■ SET TASK
Write out the listing below without alteration, omitting its pictures.

■ DATA LINES
— begin —
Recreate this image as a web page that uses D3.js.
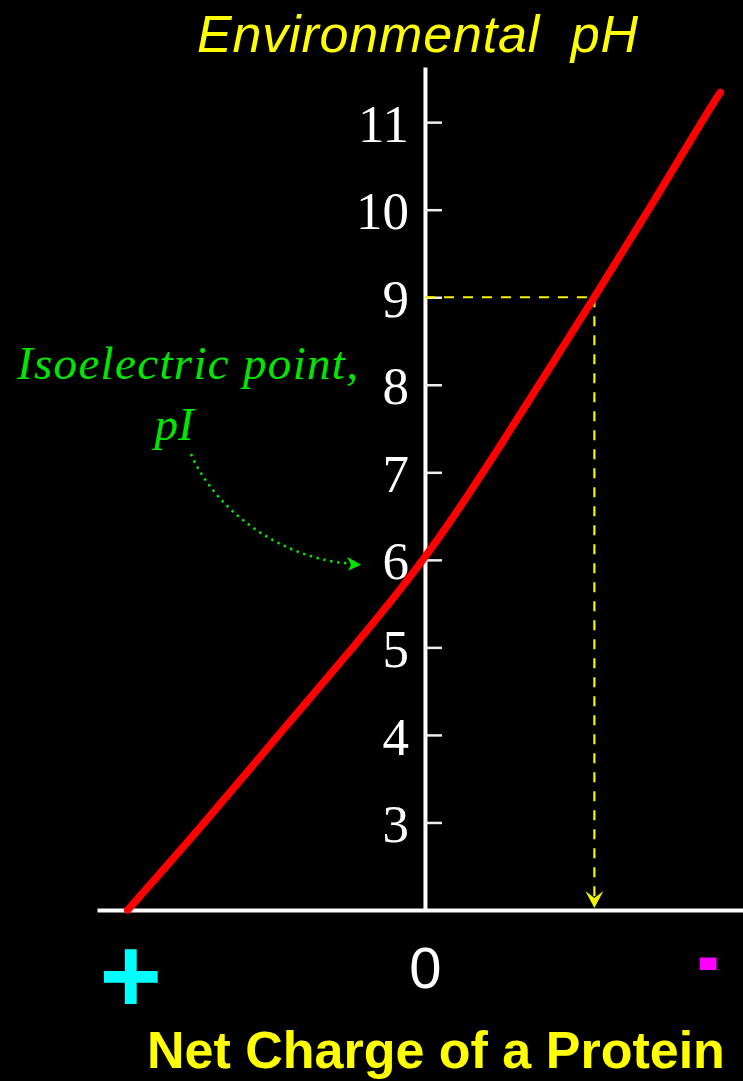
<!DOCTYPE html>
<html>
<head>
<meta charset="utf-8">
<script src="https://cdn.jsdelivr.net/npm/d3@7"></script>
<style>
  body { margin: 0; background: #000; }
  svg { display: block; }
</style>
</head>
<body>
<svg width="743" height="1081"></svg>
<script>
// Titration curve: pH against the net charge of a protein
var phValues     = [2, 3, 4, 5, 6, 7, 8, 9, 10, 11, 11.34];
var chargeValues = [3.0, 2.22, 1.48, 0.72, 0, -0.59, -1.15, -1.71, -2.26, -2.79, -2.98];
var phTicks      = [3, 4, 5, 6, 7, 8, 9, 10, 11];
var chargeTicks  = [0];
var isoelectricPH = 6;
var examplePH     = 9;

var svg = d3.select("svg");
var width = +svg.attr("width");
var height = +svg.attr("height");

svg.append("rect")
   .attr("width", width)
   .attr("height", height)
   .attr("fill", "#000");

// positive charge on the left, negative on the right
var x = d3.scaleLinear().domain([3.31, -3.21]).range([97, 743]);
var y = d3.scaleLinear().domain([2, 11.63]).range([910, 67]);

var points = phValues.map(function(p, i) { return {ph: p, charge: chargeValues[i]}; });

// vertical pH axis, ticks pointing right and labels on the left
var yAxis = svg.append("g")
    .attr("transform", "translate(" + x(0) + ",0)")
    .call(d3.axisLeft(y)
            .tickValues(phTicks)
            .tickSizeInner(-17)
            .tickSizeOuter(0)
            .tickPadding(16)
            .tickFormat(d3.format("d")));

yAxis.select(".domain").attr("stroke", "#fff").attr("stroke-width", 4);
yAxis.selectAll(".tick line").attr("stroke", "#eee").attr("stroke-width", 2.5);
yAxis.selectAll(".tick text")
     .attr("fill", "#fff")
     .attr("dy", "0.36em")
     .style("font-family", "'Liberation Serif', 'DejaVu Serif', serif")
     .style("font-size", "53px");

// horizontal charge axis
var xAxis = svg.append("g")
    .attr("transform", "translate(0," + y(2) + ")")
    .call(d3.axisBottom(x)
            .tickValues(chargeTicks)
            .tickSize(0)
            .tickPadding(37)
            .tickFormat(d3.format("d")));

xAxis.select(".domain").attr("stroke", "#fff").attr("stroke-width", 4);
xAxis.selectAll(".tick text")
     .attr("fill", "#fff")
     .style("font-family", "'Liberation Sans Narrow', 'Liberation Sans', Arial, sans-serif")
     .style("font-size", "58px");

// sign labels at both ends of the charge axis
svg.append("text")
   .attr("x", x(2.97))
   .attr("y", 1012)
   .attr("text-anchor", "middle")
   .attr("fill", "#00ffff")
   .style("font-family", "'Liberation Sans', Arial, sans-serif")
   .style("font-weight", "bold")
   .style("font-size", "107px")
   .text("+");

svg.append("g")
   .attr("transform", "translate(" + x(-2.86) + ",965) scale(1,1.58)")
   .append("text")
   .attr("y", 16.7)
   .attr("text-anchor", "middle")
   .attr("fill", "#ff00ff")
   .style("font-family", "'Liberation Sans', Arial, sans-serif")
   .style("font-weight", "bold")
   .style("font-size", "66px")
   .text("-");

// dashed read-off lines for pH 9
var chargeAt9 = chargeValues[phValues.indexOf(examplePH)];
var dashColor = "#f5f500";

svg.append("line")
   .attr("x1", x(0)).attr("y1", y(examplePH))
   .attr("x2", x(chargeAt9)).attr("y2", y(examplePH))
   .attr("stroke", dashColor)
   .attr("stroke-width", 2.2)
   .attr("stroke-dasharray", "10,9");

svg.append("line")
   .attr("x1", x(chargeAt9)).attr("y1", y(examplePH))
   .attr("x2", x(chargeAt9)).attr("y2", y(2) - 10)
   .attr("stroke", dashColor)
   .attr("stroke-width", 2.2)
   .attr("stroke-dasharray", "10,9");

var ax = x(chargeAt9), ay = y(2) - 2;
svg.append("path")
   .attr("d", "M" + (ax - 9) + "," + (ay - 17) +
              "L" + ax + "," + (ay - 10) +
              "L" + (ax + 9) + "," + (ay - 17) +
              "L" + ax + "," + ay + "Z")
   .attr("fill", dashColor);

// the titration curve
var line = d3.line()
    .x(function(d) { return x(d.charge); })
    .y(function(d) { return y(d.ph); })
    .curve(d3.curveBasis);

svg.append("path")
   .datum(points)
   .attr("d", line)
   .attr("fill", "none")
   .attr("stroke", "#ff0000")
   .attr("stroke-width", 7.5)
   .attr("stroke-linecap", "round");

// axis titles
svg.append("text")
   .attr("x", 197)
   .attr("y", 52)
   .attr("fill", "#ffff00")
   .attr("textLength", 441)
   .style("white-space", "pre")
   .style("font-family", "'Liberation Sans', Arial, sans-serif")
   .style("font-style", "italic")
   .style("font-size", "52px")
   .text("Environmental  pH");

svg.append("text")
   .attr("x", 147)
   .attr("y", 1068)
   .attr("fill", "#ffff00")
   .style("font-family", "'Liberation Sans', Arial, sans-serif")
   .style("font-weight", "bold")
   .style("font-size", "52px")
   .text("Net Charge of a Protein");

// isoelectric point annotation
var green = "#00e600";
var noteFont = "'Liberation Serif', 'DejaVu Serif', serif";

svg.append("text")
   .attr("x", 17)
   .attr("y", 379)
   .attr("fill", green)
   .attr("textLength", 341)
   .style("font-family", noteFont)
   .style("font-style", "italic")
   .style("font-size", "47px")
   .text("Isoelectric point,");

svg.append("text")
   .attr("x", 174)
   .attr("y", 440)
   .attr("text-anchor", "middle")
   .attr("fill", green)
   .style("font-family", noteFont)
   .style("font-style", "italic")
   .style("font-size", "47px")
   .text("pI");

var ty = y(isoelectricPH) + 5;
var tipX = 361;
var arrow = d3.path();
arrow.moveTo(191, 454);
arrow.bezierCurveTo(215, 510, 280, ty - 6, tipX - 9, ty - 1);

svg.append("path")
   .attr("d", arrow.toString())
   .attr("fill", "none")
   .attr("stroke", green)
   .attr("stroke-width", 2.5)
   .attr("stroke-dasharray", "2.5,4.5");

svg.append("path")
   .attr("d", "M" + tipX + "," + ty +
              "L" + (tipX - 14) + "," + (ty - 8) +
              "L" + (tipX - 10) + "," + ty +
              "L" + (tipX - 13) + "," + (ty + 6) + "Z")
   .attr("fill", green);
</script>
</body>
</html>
— end —
■ EXERCISE ANSWER
Recreate this image as a web page that uses D3.js.
<!DOCTYPE html>
<html>
<head>
<meta charset="utf-8">
<script src="https://cdn.jsdelivr.net/npm/d3@7"></script>
<style>
  body { margin: 0; background: #000; }
  svg { display: block; }
</style>
</head>
<body>
<svg width="743" height="1081"></svg>
<script>
// Titration curve: pH against the net charge of a protein
var phValues     = [2, 3, 4, 5, 6, 7, 8, 9, 10, 11, 11.34];
var chargeValues = [3.0, 2.22, 1.48, 0.72, 0, -0.59, -1.15, -1.71, -2.26, -2.79, -2.98];
var phTicks      = [3, 4, 5, 6, 7, 8, 9, 10, 11];
var chargeTicks  = [0];
var isoelectricPH = 6;
var examplePH     = 9;

var svg = d3.select("svg");
var width = +svg.attr("width");
var height = +svg.attr("height");

svg.append("rect")
   .attr("width", width)
   .attr("height", height)
   .attr("fill", "#000");

// positive charge on the left, negative on the right
var x = d3.scaleLinear().domain([3.31, -3.21]).range([97, 743]);
var y = d3.scaleLinear().domain([2, 11.63]).range([910, 67]);

var points = phValues.map(function(p, i) { return {ph: p, charge: chargeValues[i]}; });

// vertical pH axis, ticks pointing right and labels on the left
var yAxis = svg.append("g")
    .attr("transform", "translate(" + x(0) + ",0)")
    .call(d3.axisLeft(y)
            .tickValues(phTicks)
            .tickSizeInner(-17)
            .tickSizeOuter(0)
            .tickPadding(16)
            .tickFormat(d3.format("d")));

yAxis.select(".domain").attr("stroke", "#fff").attr("stroke-width", 4);
yAxis.selectAll(".tick line").attr("stroke", "#eee").attr("stroke-width", 2.5);
yAxis.selectAll(".tick text")
     .attr("fill", "#fff")
     .attr("dy", "0.36em")
     .style("font-family", "'Liberation Serif', 'DejaVu Serif', serif")
     .style("font-size", "53px");

// horizontal charge axis
var xAxis = svg.append("g")
    .attr("transform", "translate(0," + y(2) + ")")
    .call(d3.axisBottom(x)
            .tickValues(chargeTicks)
            .tickSize(0)
            .tickPadding(37)
            .tickFormat(d3.format("d")));

xAxis.select(".domain").attr("stroke", "#fff").attr("stroke-width", 4);
xAxis.selectAll(".tick text")
     .attr("fill", "#fff")
     .style("font-family", "'Liberation Sans Narrow', 'Liberation Sans', Arial, sans-serif")
     .style("font-size", "58px");

// sign labels at both ends of the charge axis
svg.append("text")
   .attr("x", x(2.97))
   .attr("y", 1012)
   .attr("text-anchor", "middle")
   .attr("fill", "#00ffff")
   .style("font-family", "'Liberation Sans', Arial, sans-serif")
   .style("font-weight", "bold")
   .style("font-size", "107px")
   .text("+");

svg.append("g")
   .attr("transform", "translate(" + x(-2.86) + ",965) scale(1,1.58)")
   .append("text")
   .attr("y", 16.7)
   .attr("text-anchor", "middle")
   .attr("fill", "#ff00ff")
   .style("font-family", "'Liberation Sans', Arial, sans-serif")
   .style("font-weight", "bold")
   .style("font-size", "66px")
   .text("-");

// dashed read-off lines for pH 9
var chargeAt9 = chargeValues[phValues.indexOf(examplePH)];
var dashColor = "#f5f500";

svg.append("line")
   .attr("x1", x(0)).attr("y1", y(examplePH))
   .attr("x2", x(chargeAt9)).attr("y2", y(examplePH))
   .attr("stroke", dashColor)
   .attr("stroke-width", 2.2)
   .attr("stroke-dasharray", "10,9");

svg.append("line")
   .attr("x1", x(chargeAt9)).attr("y1", y(examplePH))
   .attr("x2", x(chargeAt9)).attr("y2", y(2) - 10)
   .attr("stroke", dashColor)
   .attr("stroke-width", 2.2)
   .attr("stroke-dasharray", "10,9");

var ax = x(chargeAt9), ay = y(2) - 2;
svg.append("path")
   .attr("d", "M" + (ax - 9) + "," + (ay - 17) +
              "L" + ax + "," + (ay - 10) +
              "L" + (ax + 9) + "," + (ay - 17) +
              "L" + ax + "," + ay + "Z")
   .attr("fill", dashColor);

// the titration curve
var line = d3.line()
    .x(function(d) { return x(d.charge); })
    .y(function(d) { return y(d.ph); })
    .curve(d3.curveBasis);

svg.append("path")
   .datum(points)
   .attr("d", line)
   .attr("fill", "none")
   .attr("stroke", "#ff0000")
   .attr("stroke-width", 7.5)
   .attr("stroke-linecap", "round");

// axis titles
svg.append("text")
   .attr("x", 197)
   .attr("y", 52)
   .attr("fill", "#ffff00")
   .attr("textLength", 441)
   .style("white-space", "pre")
   .style("font-family", "'Liberation Sans', Arial, sans-serif")
   .style("font-style", "italic")
   .style("font-size", "52px")
   .text("Environmental  pH");

svg.append("text")
   .attr("x", 147)
   .attr("y", 1068)
   .attr("fill", "#ffff00")
   .style("font-family", "'Liberation Sans', Arial, sans-serif")
   .style("font-weight", "bold")
   .style("font-size", "52px")
   .text("Net Charge of a Protein");

// isoelectric point annotation
var green = "#00e600";
var noteFont = "'Liberation Serif', 'DejaVu Serif', serif";

svg.append("text")
   .attr("x", 17)
   .attr("y", 379)
   .attr("fill", green)
   .attr("textLength", 341)
   .style("font-family", noteFont)
   .style("font-style", "italic")
   .style("font-size", "47px")
   .text("Isoelectric point,");

svg.append("text")
   .attr("x", 174)
   .attr("y", 440)
   .attr("text-anchor", "middle")
   .attr("fill", green)
   .style("font-family", noteFont)
   .style("font-style", "italic")
   .style("font-size", "47px")
   .text("pI");

var ty = y(isoelectricPH) + 5;
var tipX = 361;
var arrow = d3.path();
arrow.moveTo(191, 454);
arrow.bezierCurveTo(215, 510, 280, ty - 6, tipX - 9, ty - 1);

svg.append("path")
   .attr("d", arrow.toString())
   .attr("fill", "none")
   .attr("stroke", green)
   .attr("stroke-width", 2.5)
   .attr("stroke-dasharray", "2.5,4.5");

svg.append("path")
   .attr("d", "M" + tipX + "," + ty +
              "L" + (tipX - 14) + "," + (ty - 8) +
              "L" + (tipX - 10) + "," + ty +
              "L" + (tipX - 13) + "," + (ty + 6) + "Z")
   .attr("fill", green);
</script>
</body>
</html>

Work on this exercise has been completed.